According to Oregon State researchers, there is a new super food for us to embrace. A member of the seaweed family, Dulse is healthier than the much-maligned Kale, and are you ready for this? It tastes just like bacon. Yep, bacon. Finally…proof positive there is a God.
Funding from the Bacon & Chocolate Party paid. Now, we get all those vegetarian votes.
You have just taken away my one excuse for becoming a vegetarian – maybe. I might have to reconsider my eating choices. I’ve never heard of this type of seaweed though, so I’m going to have to look for it and try it. However, I was also told that tofu tastes like and has the texture of chicken. What a disappointment. Not even close. I’m suspicious!
Tofu looks, tastes and has the texture of tofu, unless you whip it up, put lots of sugar and fruit flavor in it and sell it as Tufutti. Even then, it isn’t fooling anyone.
I’m pretty sure you’re being duped…I mean dulsed…about this bacon thing.
Does it fry up crispy and fatty and curly and smell wonderful, and can you cook other things with its grease to make THEM taste good, too?
I’m sure there will be a best selling cookbook soon just for this purpose Bill!
It may taste like bacon but if I know it’s not bacon, I’m not eating it. Just gimme bacon already and do it now, will ya?
You are taking all the fun out of the seaweed Bill Y!
*Throws away all that kale the wife bought*
The trick is Mark, you have to scuba dive to get the stuff. Just eat the kale and be healthy!
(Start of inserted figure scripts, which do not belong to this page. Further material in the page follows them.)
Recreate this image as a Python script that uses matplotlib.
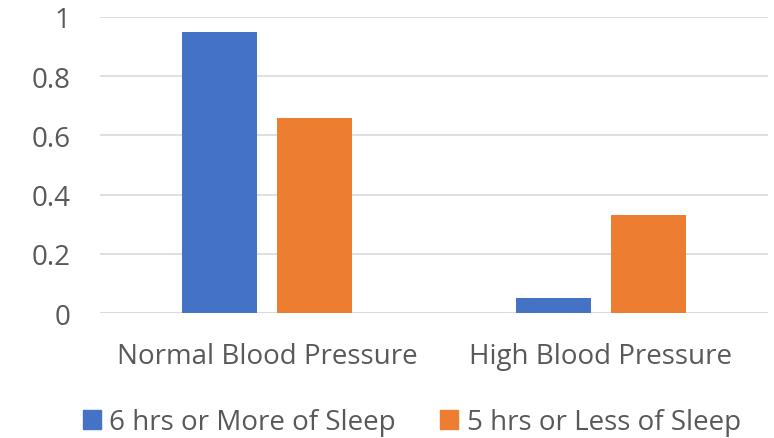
import numpy as np
import matplotlib.pyplot as plt
from matplotlib.patches import Patch

categories = ["Normal Blood Pressure", "High Blood Pressure"]
series_names = ["6 hrs or More of Sleep", "5 hrs or Less of Sleep"]
more_sleep = [0.95, 0.05]
less_sleep = [0.66, 0.33]
y_ticks = [0, 0.2, 0.4, 0.6, 0.8, 1]
y_tick_labels = ["0", "0.2", "0.4", "0.6", "0.8", "1"]

BLUE = "#4472C4"
ORANGE = "#ED7D31"
TEXT = "#595959"

plt.rcParams["font.family"] = ["Open Sans", "DejaVu Sans"]

fig = plt.figure(figsize=(7.74, 4.39), dpi=100)
ax = fig.add_axes([0.129, 0.2847, 0.863, 0.6743])

x = np.arange(len(categories))
width = 0.2246
offset = 0.142
ax.bar(x - offset, more_sleep, width, color=BLUE, zorder=3)
ax.bar(x + offset, less_sleep, width, color=ORANGE, zorder=3)

ax.set_xlim(-0.5, 1.5)
ax.set_ylim(0, 1)
ax.set_yticks(y_ticks)
ax.set_yticklabels(y_tick_labels)
ax.set_xticks(x)
ax.set_xticklabels(categories)
ax.yaxis.grid(True, color="#D9D9D9", linewidth=1.2, zorder=0)
for side in ["top", "right", "left", "bottom"]:
    ax.spines[side].set_visible(False)
ax.axhline(0, color="#D9D9D9", linewidth=1.2, zorder=1)
ax.tick_params(axis="both", length=0, labelsize=20, labelcolor=TEXT)
ax.tick_params(axis="y", pad=21)
ax.tick_params(axis="x", pad=21)

handles = [Patch(color=BLUE, label=series_names[0]),
           Patch(color=ORANGE, label=series_names[1])]
fig.legend(handles=handles, loc="center", bbox_to_anchor=(0.532, 0.036),
           ncol=2, frameon=False, fontsize=20, labelcolor=TEXT,
           handlelength=0.65, handleheight=0.65, handletextpad=0.3,
           columnspacing=1.6)

fig.savefig("out.png", dpi=100)
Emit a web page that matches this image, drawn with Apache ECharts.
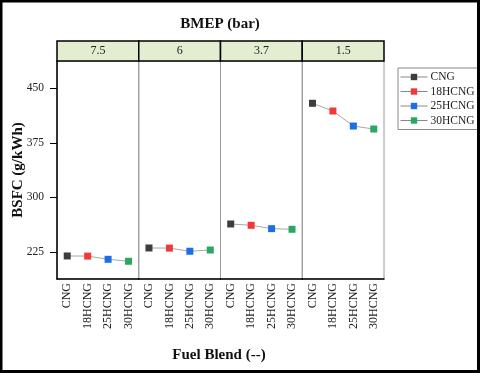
<!DOCTYPE html>
<html>
<head>
<meta charset="utf-8">
<script src="https://cdn.jsdelivr.net/npm/echarts@6/dist/echarts.min.js"></script>
<style>
  html, body { margin: 0; padding: 0; background: #fff; }
  #chart { width: 480px; height: 373px; }
</style>
</head>
<body>
<div id="chart"></div>
<script>
  // panels (BMEP, bar) and fuel blends
  var bmep = ['7.5', '6', '3.7', '1.5']
  var fuels = ['CNG', '18HCNG', '25HCNG', '30HCNG']
  var fuelColors = ['#3d3d3d', '#f03a3a', '#1c6ee8', '#2aa860']

  // BSFC (g/kWh), one array per panel
  var bsfc75 = [219.2, 219.0, 214.6, 211.9]
  var bsfc6 = [230.2, 230.0, 225.7, 227.4]
  var bsfc37 = [263.2, 261.4, 256.8, 255.9]
  var bsfc15 = [429.3, 418.7, 398.0, 393.9]
  var panelData = [bsfc75, bsfc6, bsfc37, bsfc15]

  var yTicks = [225, 300, 375, 450]
  var yMin = 187.5
  var yMax = 487.5

  var font = '"Liberation Serif", "DejaVu Serif", serif'
  var plotLeft = 57
  var plotTop = 61
  var plotH = 218
  var panelW = 81.75

  var chart = echarts.init(document.getElementById('chart'))

  var grids = []
  var xAxes = []
  var yAxes = []
  var series = []
  var graphics = []

  bmep.forEach(function (b, i) {
    var left = plotLeft + i * panelW
    grids.push({
      left: left, top: plotTop, width: panelW, height: plotH,
      show: true, borderColor: '#9a9a9a', borderWidth: 1
    })
    xAxes.push({
      type: 'category', gridIndex: i, data: fuels, boundaryGap: true,
      axisLine: { lineStyle: { color: '#000', width: 1.5 } },
      axisTick: { alignWithLabel: true, length: 4, lineStyle: { color: '#000' } },
      axisLabel: { rotate: 90, fontFamily: font, fontSize: 12, color: '#222', margin: 4 }
    })
    yAxes.push({
      type: 'value', gridIndex: i, min: yMin, max: yMax,
      splitLine: { show: false },
      axisLine: { show: i === 0, lineStyle: { color: '#000', width: 1.5 } },
      axisTick: { show: i === 0, customValues: yTicks, length: 7, lineStyle: { color: '#000' } },
      axisLabel: { show: i === 0, customValues: yTicks, fontFamily: font, fontSize: 11.5, color: '#222', margin: 13 },
      name: i === 0 ? 'BSFC (g/kWh)' : '',
      nameLocation: 'middle', nameGap: 31, nameMoveOverlap: false,
      nameTextStyle: { fontFamily: font, fontSize: 15, fontWeight: 'bold', color: '#111' }
    })

    // gray connecting line in each panel
    series.push({
      type: 'line', name: 'BMEP ' + b, xAxisIndex: i, yAxisIndex: i,
      data: panelData[i], symbol: 'none', silent: true,
      lineStyle: { color: '#a8a8a8', width: 1 }, z: 2
    })
    // coloured square per fuel
    fuels.forEach(function (f, k) {
      var d = panelData[i].map(function (v, j) { return j === k ? v : '-' })
      series.push({
        type: 'line', name: f, xAxisIndex: i, yAxisIndex: i, data: d,
        symbol: 'rect', symbolSize: 7, showSymbol: true,
        itemStyle: { color: fuelColors[k] },
        lineStyle: { color: '#a8a8a8', width: 1 }, z: 3
      })
    })

    // panel header strip
    graphics.push({
      type: 'rect', shape: { x: left, y: 41, width: panelW, height: 20 },
      style: { fill: '#e3edd0', stroke: '#000', lineWidth: 1.5 }, z: 10
    })
    graphics.push({
      type: 'text', x: left + panelW / 2, y: 51, z: 11,
      style: { text: b, font: '12px ' + font, fill: '#222', align: 'center', verticalAlign: 'middle' }
    })
  })

  // minor ticks: boundary ticks on x, half-steps on the left y axis
  bmep.forEach(function (b, i) {
    xAxes.push({
      type: 'category', gridIndex: i, data: fuels, boundaryGap: true,
      axisLine: { show: false }, axisLabel: { show: false },
      axisTick: { length: 2.5, lineStyle: { color: '#000' } }
    })
  })
  yAxes.push({
    type: 'value', gridIndex: 0, min: yMin, max: yMax, interval: 37.5,
    splitLine: { show: false }, axisLine: { show: false }, axisLabel: { show: false },
    axisTick: { length: 3.5, lineStyle: { color: '#000' } }
  })

  graphics.push({
    type: 'text', x: 220, y: 24,
    style: { text: 'BMEP (bar)', font: 'bold 15px ' + font, fill: '#111', align: 'center', verticalAlign: 'middle' }
  })
  graphics.push({
    type: 'text', x: 219, y: 355,
    style: { text: 'Fuel Blend (--)', font: 'bold 15px ' + font, fill: '#111', align: 'center', verticalAlign: 'middle' }
  })
  graphics.push({
    type: 'rect', shape: { x: 1, y: 1, width: 477.5, height: 370.5 },
    style: { fill: 'none', stroke: '#000', lineWidth: 3 }, z: 20
  })

  chart.setOption({
    backgroundColor: '#fff',
    animation: false,
    grid: grids,
    xAxis: xAxes,
    yAxis: yAxes,
    legend: {
      data: fuels,
      orient: 'vertical',
      left: 398, top: 68,
      itemWidth: 27, itemHeight: 8, itemGap: 2.5,
      padding: [3, 3, 3, 2],
      borderColor: '#888', borderWidth: 1,
      lineStyle: { color: '#888', width: 1 },
      textStyle: { fontFamily: font, fontSize: 11.5, color: '#222', padding: [0, 0, 0, -2] }
    },
    graphic: graphics,
    series: series
  })
</script>
</body>
</html>
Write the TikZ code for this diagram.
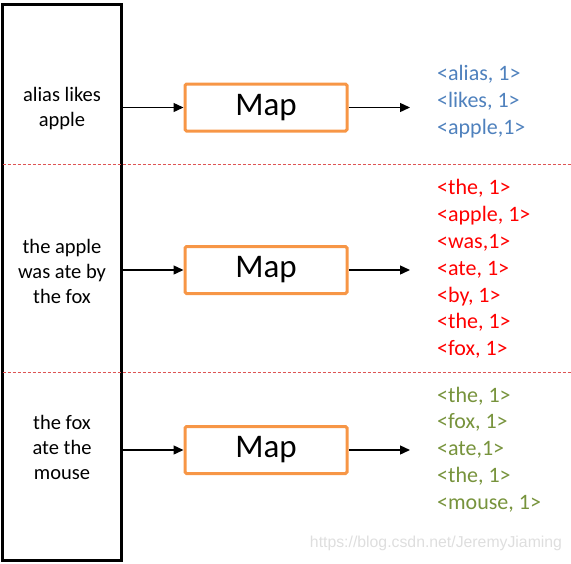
\documentclass[tikz,border=0pt]{standalone}
\usepackage{fontspec}
\setmainfont{Carlito}
\newfontfamily\urlfont{Liberation Sans}
\usetikzlibrary{positioning, arrows.meta}
\definecolor{maporange}{RGB}{247,150,70}
\definecolor{kvblue}{RGB}{79,129,189}
\definecolor{kvred}{RGB}{255,0,0}
\definecolor{kvgreen}{RGB}{119,147,60}
\definecolor{splitred}{RGB}{222,84,84}

\begin{document}
\begin{tikzpicture}[x=1pt,y=-1pt,>={Triangle[length=10pt,width=9pt]},
    inbox/.style={draw,line width=3pt,minimum width=118.5pt,minimum height=556pt,inner sep=0pt},
    split/.style={splitred,line width=1pt,dash pattern=on 3pt off 2pt},
    intext/.style={align=center,font=\fontsize{20.5}{25}\selectfont,inner sep=0pt},
    mapbox/.style={draw=maporange,line width=3pt,rounded corners=1.5pt,minimum width=162pt,
      minimum height=47pt,inner sep=0pt,font=\fontsize{33}{40}\selectfont},
    kv/.style={anchor=west,align=left,inner sep=0pt,font=\fontsize{22}{26.8}\selectfont},
    flow/.style={->,line width=1.4pt}]
  \useasboundingbox (0,0) rectangle (571,563);

  % input splits
  \node[inbox] (input) at (61.75,282.5) {};
  \draw[split] (2.5,164.5) -- (571,164.5);
  \draw[split] (2.5,372) -- (571,372);

  \node[intext] (s1) at (62,109) {alias likes\\apple};
  \node[intext] (s2) at (62,271) {the apple\\was ate by\\the fox};
  \node[intext] (s3) at (62,447) {the fox\\ate the\\mouse};

  % map tasks
  \node[mapbox] (m1) at (266,107.5) {Map};
  \node[mapbox] (m2) at (266,270) {Map};
  \node[mapbox] (m3) at (266,450) {Map};

  \coordinate (o1) at (410,107.5);
  \coordinate (o2) at (410,270);
  \coordinate (o3) at (410,450);

  \draw[flow] (input.east |- m1) -- (m1.west);
  \draw[flow] (input.east |- m2) -- (m2.west);
  \draw[flow] (input.east |- m3) -- (m3.west);
  \draw[flow] (m1.east) -- (o1);
  \draw[flow] (m2.east) -- (o2);
  \draw[flow] (m3.east) -- (o3);

  % key/value output
  \node[kv,text=kvblue] (kv1) at (437,101.5) {<alias, 1>\\<likes, 1>\\<apple,1>};
  \node[kv,text=kvred] (kv2) at (437,269)
    {<the, 1>\\<apple, 1>\\<was,1>\\<ate, 1>\\<by, 1>\\<the, 1>\\<fox, 1>};
  \node[kv,text=kvgreen] (kv3) at (437,449.5)
    {<the, 1>\\<fox, 1>\\<ate,1>\\<the, 1>\\<mouse, 1>};

  \node[text=black!13,font=\urlfont\fontsize{15.8}{18}\selectfont,inner sep=0pt] (url) at (436,543)
    {https://blog.csdn.net/JeremyJiaming};
\end{tikzpicture}
\end{document}
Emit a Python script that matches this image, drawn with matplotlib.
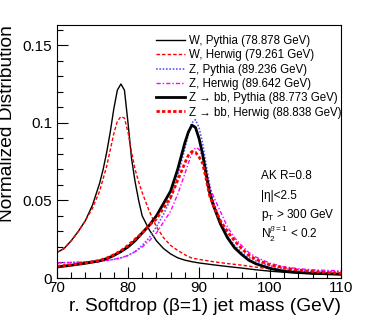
import numpy as np
import matplotlib
matplotlib.use("Agg")
from matplotlib import pyplot as plt
from matplotlib.ticker import MultipleLocator, FuncFormatter

plt.rcParams['font.family'] = ['Liberation Sans', 'DejaVu Sans']
plt.rcParams['mathtext.fontset'] = 'custom'
plt.rcParams['mathtext.rm'] = 'Liberation Sans'
plt.rcParams['mathtext.it'] = 'Liberation Sans:italic'
plt.rcParams['mathtext.bf'] = 'Liberation Sans:bold'

# W, Pythia
w_py_m = [70, 71, 72, 73, 74, 75, 76, 76.5, 77, 77.5, 78, 78.5, 79, 79.5, 80, 80.5, 81, 81.5, 82,
          83, 84, 85, 86, 87, 88, 89, 90, 92, 94, 96, 98, 100, 102, 104, 106, 108, 110]
w_py_y = [0.0165, 0.019, 0.024, 0.030, 0.037, 0.047, 0.061, 0.070, 0.081, 0.094, 0.109, 0.121, 0.125,
          0.121, 0.100, 0.077, 0.062, 0.050, 0.040, 0.031, 0.024, 0.019, 0.0155, 0.013, 0.0115, 0.0105,
          0.0097, 0.0085, 0.0074, 0.0064, 0.0053, 0.0044, 0.0037, 0.0032, 0.0028, 0.0025, 0.0022]

# W, Herwig
w_hw_m = [70, 71, 72, 73, 74, 75, 76, 77, 77.5, 78, 78.5, 79, 79.5, 80, 80.5, 81, 81.5, 82,
          83, 84, 85, 86, 87, 88, 89, 90, 92, 94, 96, 98, 100, 102, 104, 106, 108, 110]
w_hw_y = [0.0165, 0.019, 0.024, 0.030, 0.037, 0.045, 0.056, 0.072, 0.0826, 0.093, 0.101, 0.104,
          0.103, 0.094, 0.081, 0.070, 0.062, 0.055, 0.043, 0.033, 0.026, 0.021, 0.0178, 0.015, 0.0128,
          0.012, 0.0105, 0.0093, 0.0083, 0.0070, 0.0059, 0.0050, 0.0043, 0.0038, 0.0034, 0.0030]

# Z, Pythia
z_py_m = [70, 72, 74, 76, 77, 78, 79, 80, 81, 82, 83, 84, 85, 86, 87, 88, 88.5, 89, 89.5, 90,
          90.5, 91, 91.5, 92, 93, 94, 95, 96, 97, 98, 100, 102, 104, 106, 108, 110]
z_py_y = [0.0097, 0.0100, 0.0103, 0.0108, 0.0113, 0.012, 0.013, 0.0145, 0.017, 0.021, 0.026, 0.033,
          0.041, 0.051, 0.066, 0.083, 0.093, 0.100, 0.102, 0.097, 0.087, 0.073, 0.060, 0.050, 0.037,
          0.027, 0.021, 0.0165, 0.0132, 0.011, 0.0078, 0.0060, 0.0052, 0.0046, 0.0042, 0.0039]

# Z, Herwig
z_hw_m = [70, 72, 74, 76, 78, 79, 80, 81, 82, 83, 84, 85, 86, 87, 88, 88.5, 89, 89.5, 90,
          90.5, 91, 91.5, 92, 93, 94, 95, 96, 97, 98, 100, 102, 104, 106, 108, 110]
z_hw_y = [0.0097, 0.0100, 0.0103, 0.0107, 0.012, 0.013, 0.0145, 0.017, 0.020, 0.024, 0.029, 0.036,
          0.043, 0.054, 0.067, 0.074, 0.080, 0.084, 0.083, 0.078, 0.068, 0.059, 0.053, 0.043, 0.033,
          0.026, 0.021, 0.0165, 0.0135, 0.0095, 0.0072, 0.0060, 0.0053, 0.0049, 0.0046]

# Z -> bb, Pythia
zbb_py_m = [70, 72, 74, 76, 77, 78, 79, 80, 81, 82, 83, 84, 85, 86, 87, 88, 88.5, 89, 89.5, 90,
            90.5, 91, 91.5, 92, 93, 94, 95, 96, 97, 98, 100, 102, 104, 106, 108, 110]
zbb_py_y = [0.0071, 0.0082, 0.0095, 0.011, 0.0125, 0.0145, 0.017, 0.020, 0.024, 0.029, 0.034, 0.040,
            0.048, 0.056, 0.070, 0.087, 0.094, 0.0985, 0.097, 0.090, 0.080, 0.067, 0.055, 0.047,
            0.035, 0.026, 0.0195, 0.0152, 0.0115, 0.0092, 0.0062, 0.0043, 0.0035, 0.0030, 0.0027, 0.0024]

# Z -> bb, Herwig
zbb_hw_m = [70, 72, 74, 76, 77, 78, 79, 80, 81, 82, 83, 84, 85, 86, 87, 88, 88.5, 89, 89.5, 90,
            90.5, 91, 91.5, 92, 93, 94, 95, 96, 97, 98, 100, 102, 104, 106, 108, 110]
zbb_hw_y = [0.0075, 0.0085, 0.0098, 0.0113, 0.0128, 0.015, 0.0175, 0.021, 0.025, 0.029, 0.034, 0.038,
            0.045, 0.052, 0.063, 0.074, 0.079, 0.0815, 0.081, 0.078, 0.074, 0.064, 0.053, 0.047,
            0.037, 0.030, 0.024, 0.019, 0.0148, 0.012, 0.0085, 0.0065, 0.0051, 0.0042, 0.0035, 0.0030]

labels = ["W, Pythia (78.878 GeV)", "W, Herwig (79.261 GeV)", "Z, Pythia (89.236 GeV)",
          "Z, Herwig (89.642 GeV)", "Z \u2192 bb, Pythia (88.773 GeV)", "Z \u2192 bb, Herwig (88.838 GeV)"]

fig = plt.figure(figsize=(3.74, 3.28), dpi=100)
ax = fig.add_axes([57/374, 50/328, 284/374, 253/328])

ax.plot(w_py_m, w_py_y, color='black', lw=1.0, label=labels[0])
ax.plot(w_hw_m, w_hw_y, color='red', lw=1.0, ls=(0, (2.5, 1.5)), label=labels[1])
ax.plot(z_py_m, z_py_y, color='#5a5aff', lw=1.2, ls=(0, (1, 1)), label=labels[2])
ax.plot(z_hw_m, z_hw_y, color='magenta', lw=1.0, ls=(0, (3, 1.5, 1, 1.5)), label=labels[3])
ax.plot(zbb_py_m, zbb_py_y, color='black', lw=2.0, label=labels[4])
ax.plot(zbb_hw_m, zbb_hw_y, color='red', lw=2.0, ls=(0, (1.2, 0.8)), label=labels[5])

ax.set_xlim(70, 110)
ax.set_ylim(0, 0.163)
ax.xaxis.set_major_locator(MultipleLocator(10))
ax.xaxis.set_minor_locator(MultipleLocator(2))
ax.yaxis.set_major_locator(MultipleLocator(0.05))
ax.yaxis.set_minor_locator(MultipleLocator(0.01))
ax.yaxis.set_major_formatter(FuncFormatter(lambda v, p: "0" if v == 0 else ("%g" % v)))
ax.tick_params(which='both', direction='in', top=False, right=False, labelsize=11)
ax.tick_params(which='major', length=8, width=0.8)
ax.tick_params(which='minor', length=4, width=0.8)
ax.tick_params(axis='x', pad=2)

ax.set_xlabel("r. Softdrop (\u03b2=1) jet mass (GeV)", fontsize=13.8, loc='right', labelpad=2)
ax.set_ylabel("Normalized Distribution", fontsize=13.8, loc='top', labelpad=5)

ax.legend(loc='upper left', bbox_to_anchor=(156/374, 1 - 35/328), bbox_transform=fig.transFigure,
          frameon=False, fontsize=8.3, handlelength=2.5, handletextpad=0.4,
          labelspacing=0.2, borderpad=0, borderaxespad=0)

fs = 8.5
fig.text(261/374, 1 - 176/328, "AK R=0.8", fontsize=fs, va='center')
fig.text(261/374, 1 - 196/328, "|\u03b7|<2.5", fontsize=fs, va='center')
fig.text(261/374, 1 - 215/328, r"p$_\mathrm{T}$ > 300 GeV", fontsize=fs, va='center')
fig.text(261/374, 1 - 234/328, r"N$_\mathrm{2}^{\beta=1}$ < 0.2", fontsize=fs, va='center')

fig.savefig("out.png", dpi=100)
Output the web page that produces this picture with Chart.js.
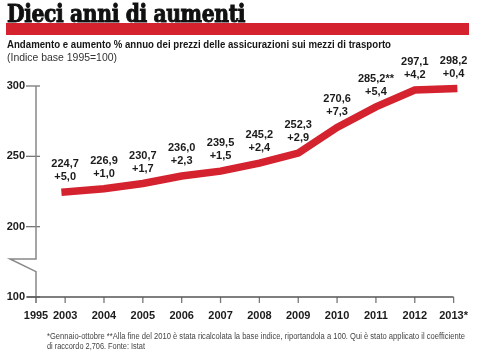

Sure it tastes just like bacon…and gluten free brownies taste just like … CRAP!
I want bacon and I want it NOW!
Calm down Forrest! We’ll get you the real stuff or will we? Maybe you won’t know…
Bacon seaweed. That’s like fish ice cream. Doable perhaps but…
I would consider hot fudge sundae seaweed a true miracle food. Bacon-flavored is a minor miracle at best!
Double dark chocolate flavored seaweed would be an even bigger miracle.